If they do, they have a real case for trespassing and destruction of private property.
Well, sure, but it will cut through the red tape.
Fair market value for the strip is $250. I get what you’re saying but we are not in position nor willing to pay $20K for it.
If that’s the case, there might be an obstacle to purchasing the land. If A ever wishes to sell to B, or B to A, to form a continuous property–or even if they think there is a tiny but non-zero probability of that happening–then they have an interest in not selling a small strip, or at least demanding much more than the fractional value of the land to cover the potential loss.
I’m also interested in the layout of the properties as @filmore tried to diagram.

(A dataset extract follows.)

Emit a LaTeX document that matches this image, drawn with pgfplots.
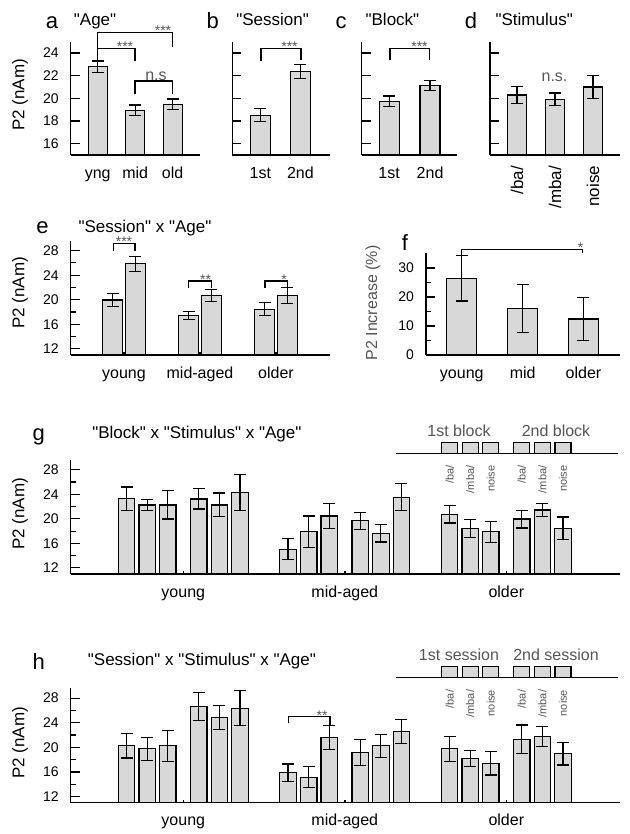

There can be big differences depending on configurations.
Fair market value for the strip that makes your property much more accessible is a lot more than fair market value for a random acre of land.
No disrespect to you @Saint_Cad , but any letter of demand I received on my property would get my dander up.
I don’t know how it is or the actual legalities out there, but here boundaries are taken personally. Fights and court battles happen all the time. Hunters, leased land, owned land, camp sites, even running deer dogs across a neighbors land is reason for grief.
I really really think a demand letter or court case would be the backwards way to do this.
Do you know this landowner? Can you speak to him first and feel them out?
Yeah. If buyers are cutting the offering price by $20K because there is no easement, then it sounds like the fair market value for the strip is $20K.
Why would I take that as disrespect. It’s the attorney’s idea not mine.
Can you please sketch out the properties? It would help all of understand what you are asking.
A lot of the descriptions so far are hard to interpret.
Ok. I’m confused here. I thought the lawyer you got didn’t give you advice you needed, perhaps by your wife not explaining it. But in the end the word was it was no good. Second lawyer you contacted wanted too much money to proceed.
Do you have another lawyer?
What second lawyer?
You said you called someone referred to you from work and it was way too pricey.
Imagine two squares next to each other west and east. Ours is the east one. County road runs north to south through the west one 90 yds from the east one. The strip we want is the north boundary of the west one between the road and the east lot.